Part Two in the discussion of PR and Legal Counsel as Uneasy Bedfellows and Strategic Partners
The number of hospitals and healthcare providers jumping into social media increases daily. (Check out
Ed Bennett’s impressive resource if you don’t believe me). Like most all consumer-driven businesses, hospitals are eager to reap the value that social media can deliver – often with remarkable cost efficiency.
Healthcare administrators’ apprehensions about the perceived liabilities of social media engagement seem to have abated as marketers have become increasingly adept at addressing management’s main concerns:
"What will we do if someone criticizes us?” Apply standard
service recovery techniques and have a clearly articulated and well posted disclaimer about removing inappropriate posts.

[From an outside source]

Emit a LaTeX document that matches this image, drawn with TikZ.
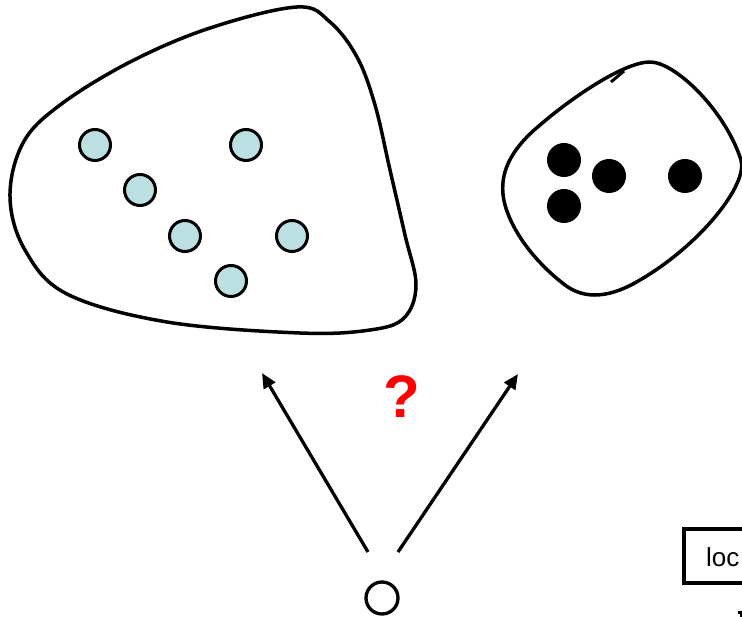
\documentclass[tikz,border=0pt]{standalone}
\usepackage{fontspec}
\setmainfont{Liberation Sans}
\usetikzlibrary{arrows.meta}
\definecolor{dotblue}{RGB}{188,224,226}
\definecolor{qred}{RGB}{255,0,0}
\tikzset{
  blob/.style={line width=3.5pt, line join=round},
  bluedot/.style={circle, draw, line width=3pt, fill=dotblue, minimum size=31pt, inner sep=0pt},
  blackdot/.style={circle, fill=black, minimum size=34pt, inner sep=0pt},
  arr/.style={line width=3.3pt, -{Triangle[length=15pt, width=13pt]}},
  boxstyle/.style={draw, line width=3.5pt},
}
\begin{document}
\begin{tikzpicture}[x=1pt, y=-1pt]
\useasboundingbox (0,0) rectangle (742,617);
% left blob
\draw[blob] plot[smooth cycle, tension=0.6] coordinates {
  (297,7) (330,22) (357,57) (375,105) (390,170) (405,235) (416,285)
  (404,318) (370,330) (300,333) (167,322) (67,294) (25,250) (10,197) (23,143)
  (60,105) (130,62) (210,28)};
% right blob
\draw[blob] (650,62) .. controls (675,62) and (725,110) .. (741,160)
  .. controls (748,185) and (700,245) .. (640,280)
  .. controls (610,298) and (585,300) .. (565,285)
  .. controls (545,270) and (515,240) .. (505,205)
  .. controls (497,175) and (510,150) .. (540,125)
  .. controls (575,95) and (625,62) .. (650,62) -- cycle;
\draw[line width=3pt] (611,82) -- (624,71);
% blue dots
\node[bluedot] (b1) at (95,145) {};
\node[bluedot] (b2) at (246,145) {};
\node[bluedot] (b3) at (140,190) {};
\node[bluedot] (b4) at (185,236) {};
\node[bluedot] (b5) at (292,236) {};
\node[bluedot] (b6) at (231,281) {};
% black dots
\node[blackdot] (k1) at (564,160) {};
\node[blackdot] (k2) at (609,176) {};
\node[blackdot] (k3) at (685,176) {};
\node[blackdot] (k4) at (564,206) {};
% bottom circle
\node[circle, draw, line width=3.3pt, minimum size=32pt, inner sep=0pt] (o) at (382,598) {};
% arrows
\coordinate (ls) at (368,552);
\coordinate (lt) at (262,373);
\coordinate (rs) at (398,552);
\coordinate (rt) at (518,374);
\draw[arr] (ls) -- (lt);
\draw[arr] (rs) -- (rt);
% question mark
\node[text=qred, font=\bfseries\fontsize{60}{60}\selectfont, inner sep=0pt] (q) at (402,397) {?};
% loc box (clipped at right edge)
\begin{scope}
\clip (0,0) rectangle (742,617);
\draw[boxstyle] (684,529) rectangle (800,583);
\node[anchor=west, font=\fontsize{26}{26}\selectfont, inner sep=0pt] (loc) at (706,557) {loc};
\draw[line width=3pt] (738,612.5) -- (745,612.5);
\draw[line width=3pt] (741,612) -- (741,620);
\end{scope}
\end{tikzpicture}
\end{document}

“What can we do about employees spending time on Facebook during work hours?” Have a plain-language
social media policy; propagate it thoroughly and often.
But just as anxiety in the hospital c-suite begins to wane, dyspepsia spreads around the legal department and the attorneys pull out their favorite trump card: HIPAA. The PR vs. legal clash is on.
Fortunately, a growing number of marketing sensitive attorneys are stepping into the discussion, reminding their peers about whom the Health Insurance Portability and Accountability Act applies:
covered entities, meaning hospitals, providers and now authorized business associates. Patients and family members are not covered entities under HIPAA. So it’s not a HIPAA violation for a well-meaning daughter to post that her father received great care at General Hospital after his stroke from uncontrolled diabetes.
Media and internet attorneys will also explain there is no liability for General Hospital to sponsor or even own the site on which the daughter makes the post. Providers of interactive services (such as a Facebook fan page or hospital blog) are protected by provisions of the
Communications Decency Act. So long as the social media team at General understands it should
never edit posts (though it is free to remove them), the liability just isn’t real.
This is not to suggest that hospitals and other healthcare providers should enter into social media blindly. But if your market research and planning indicate it’s time to go social, legal concerns needn’t keep you in Web 1.0.